1. $f(\boldsymbol 0) = \boldsymbol 0$, and
2. for all $\boldsymbol a,\boldsymbol b\in\mathbb R^2$, there exist $\boldsymbol u, \boldsymbol v\in\mathbb R^2$ such that $f(\boldsymbol a+\mathbb R\boldsymbol b) = \boldsymbol u+\mathbb R\boldsymbol v$,

can I show that $f$ is a linear map on $\mathbb R^2$? (here $\boldsymbol a+\mathbb R\boldsymbol b$ denotes the obvious coset $\{\boldsymbol a+t\boldsymbol b:t\in\mathbb R\}$).

I've been playing around with these two properties a lot, but 2 doesn't seem to be strong enough to allow me to go from statements about lines to statements about individual vectors in an obvious way.

Answer 1

Let $k:\def\R{\mathbb R}\R\rightarrow\R$ be any non-linear bijection such that $k(0)=0$ (for instance, $k(x)=x^3$, or even something non-continuous). Define $f:\R^2\rightarrow\R^2$ by $a\boldsymbol x+b\boldsymbol y\mapsto k(a)\boldsymbol x$. Then every line (except vertical ones, which is mapped to a point) is mapped to the $x$-axis, but this map is obviously not linear.
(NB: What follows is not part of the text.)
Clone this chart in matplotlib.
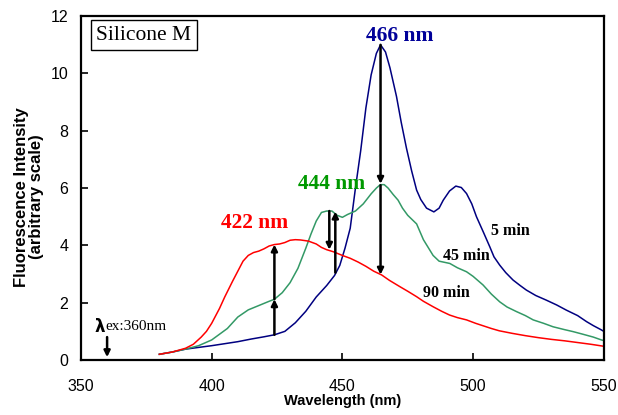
import matplotlib
matplotlib.use("Agg")
import matplotlib.pyplot as plt

# emission spectra of Silicone M (excitation 360 nm)
wl_5min = [380, 385, 390, 395, 400, 405, 410, 415, 420, 424, 428, 432, 436, 440, 444,
           447, 449, 451, 453, 455, 457, 459, 461, 463, 464.6, 466.5, 468.2, 470.7,
           472.5, 474.5, 476.5, 478.4, 480, 482.2, 485, 487, 488.6, 491, 493.4, 495.5,
           497.5, 499.5, 501.3, 504, 506.4, 508, 510.2, 512.5, 515.3, 518, 520.4, 524,
           528, 532, 535.7, 540, 543.4, 546, 549.1, 550]
int_5min = [0.2, 0.28, 0.38, 0.44, 0.5, 0.57, 0.64, 0.73, 0.81, 0.88, 1.0, 1.3, 1.7, 2.2, 2.6,
            2.95, 3.3, 3.9, 4.6, 6.0, 7.3, 8.8, 9.95, 10.7, 11.0, 10.75, 10.2, 9.2,
            8.3, 7.4, 6.6, 5.93, 5.6, 5.3, 5.17, 5.3, 5.58, 5.9, 6.07, 6.02,
            5.81, 5.45, 5.0, 4.45, 3.95, 3.6, 3.31, 3.05, 2.79, 2.6, 2.44, 2.25,
            2.09, 1.92, 1.74, 1.55, 1.34, 1.2, 1.05, 1.0]

wl_45min = [380, 385, 390, 395, 400, 403, 406, 410, 414, 418, 422, 424, 427, 430, 433, 436,
            438, 440, 442, 444, 446, 448, 450, 452, 455, 458, 461, 463, 464.5, 466, 467.5, 469.4,
            471.3, 473, 475, 478.4, 481, 484.7, 487, 491.1, 494, 497.5, 500, 503.8, 507,
            510.2, 513, 516.6, 520, 523, 527, 530.6, 535, 538.3, 542, 546, 549.1, 550]
int_45min = [0.2, 0.28, 0.38, 0.5, 0.7, 0.9, 1.1, 1.5, 1.75, 1.9, 2.05, 2.12, 2.35, 2.7, 3.2, 3.9,
             4.4, 4.85, 5.15, 5.2, 5.2, 5.05, 4.98, 5.08, 5.2, 5.45, 5.8, 6.0, 6.12, 6.12, 6.0, 5.78,
             5.58, 5.3, 5.05, 4.75, 4.2, 3.65, 3.45, 3.37, 3.22, 3.08, 2.92, 2.62, 2.3,
             2.03, 1.85, 1.69, 1.55, 1.4, 1.28, 1.16, 1.06, 0.99, 0.9, 0.8, 0.7, 0.68]

wl_90min = [380, 385, 390, 393, 396, 398, 400, 403, 405, 408, 410, 412, 414, 416, 418, 420,
            422, 424, 426, 428, 430, 432, 434, 437, 440, 442, 444, 446.5, 450, 453, 456,
            459, 462, 465, 468, 472, 475, 478.4, 481, 484.7, 488, 491, 494, 497.5, 501,
            504, 507, 510, 515, 520, 525, 530, 535, 540, 545, 550]
int_90min = [0.2, 0.28, 0.41, 0.55, 0.8, 1.0, 1.28, 1.8, 2.2, 2.75, 3.1, 3.45, 3.65, 3.75, 3.8, 3.88,
             3.98, 4.03, 4.05, 4.1, 4.18, 4.2, 4.19, 4.15, 4.05, 3.93, 3.85, 3.78, 3.65, 3.55, 3.42,
             3.27, 3.1, 2.97, 2.78, 2.56, 2.4, 2.21, 2.05, 1.86, 1.7, 1.57, 1.48, 1.4, 1.28,
             1.19, 1.1, 1.02, 0.93, 0.85, 0.78, 0.72, 0.67, 0.61, 0.55, 0.48]

# arrows: (x, y_from, y_to)
arrows = [(424, 0.88, 2.12), (424, 2.12, 4.03),
          (445, 5.2, 3.85), (447.3, 3.05, 5.18),
          (464.6, 11.0, 6.15), (464.6, 6.1, 2.98),
          (360, 0.8, 0.1)]

SERIF = "Liberation Serif"
SANS = "Liberation Sans"
NAVY = "#000080"
SEAGREEN = "#339966"
RED = "#ff0000"

fig = plt.figure(figsize=(6.18, 4.15), dpi=100)
ax = fig.add_axes([0.131, 0.1325, 0.846, 0.8285])

ax.plot(wl_5min, int_5min, color=NAVY, lw=1.1)
ax.plot(wl_45min, int_45min, color=SEAGREEN, lw=1.1)
ax.plot(wl_90min, int_90min, color=RED, lw=1.1)

for x, y0, y1 in arrows:
    ax.annotate("", xy=(x, y1), xytext=(x, y0),
                arrowprops=dict(arrowstyle="-|>", color="black", lw=1.8,
                                mutation_scale=9, shrinkA=0, shrinkB=0))

ax.text(472, 11.3, "466 nm", color="#000099", fontsize=15.5, fontweight="bold",
        family=SERIF, ha="center", va="center")
ax.text(446, 6.16, "444 nm", color="#009900", fontsize=15.5, fontweight="bold",
        family=SERIF, ha="center", va="center")
ax.text(416.5, 4.79, "422 nm", color=RED, fontsize=15.5, fontweight="bold",
        family=SERIF, ha="center", va="center")

ax.text(514.3, 4.5, "5 min", fontsize=11.5, fontweight="bold", family=SERIF,
        ha="center", va="center")
ax.text(497.5, 3.64, "45 min", fontsize=11.5, fontweight="bold", family=SERIF,
        ha="center", va="center")
ax.text(489.6, 2.35, "90 min", fontsize=11.5, fontweight="bold", family=SERIF,
        ha="center", va="center")

ax.text(355, 1.16, r"$\mathbf{\lambda}$", fontsize=12, family=SERIF, ha="left", va="center")
ax.text(359.2, 1.16, "ex:360nm", fontsize=11, family=SERIF, ha="left", va="center")

ax.text(0.029, 0.945, "Silicone M", transform=ax.transAxes, fontsize=15.5,
        family=SERIF, ha="left", va="center",
        bbox=dict(boxstyle="square,pad=0.25", fc="white", ec="black", lw=1))

ax.set_xlim(350, 550)
ax.set_ylim(0, 12)
ax.set_xticks([350, 400, 450, 500, 550])
ax.set_yticks([0, 2, 4, 6, 8, 10, 12])
ax.tick_params(direction="in", length=5, width=1.2, labelsize=11.5)
ax.tick_params(axis="x", pad=14)
ax.tick_params(axis="y", pad=9)
for lab in ax.get_xticklabels() + ax.get_yticklabels():
    lab.set_family(SANS)
for sp in ax.spines.values():
    sp.set_linewidth(1.6)

ax.set_xlabel("Wavelength (nm)", fontsize=10.5, fontweight="bold", family=SANS)
ax.xaxis.set_label_coords(0.5, -0.1)
fig.text(29 / 618, 1 - 197 / 415, "Fluorescence Intensity\n(arbitrary scale)",
         rotation=90, fontsize=12, fontweight="bold", family=SANS,
         ha="center", va="center", linespacing=1.0)

fig.savefig("out.png", dpi=100)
UPDATE: If we assume bijectivity in addition (and do not assume $f(\boldsymbol0)=0$), the conditions give rise to a collineation, which I found in this linked question thanks to pregunton. According to Wikipedia, in the case of $\R^n(n\geq2)$:

In general, some collineations are not homographies, but the fundamental theorem of projective geometry asserts that is not so in the case of real projective spaces of dimension at least two.

So we arrive at the notion of a homography.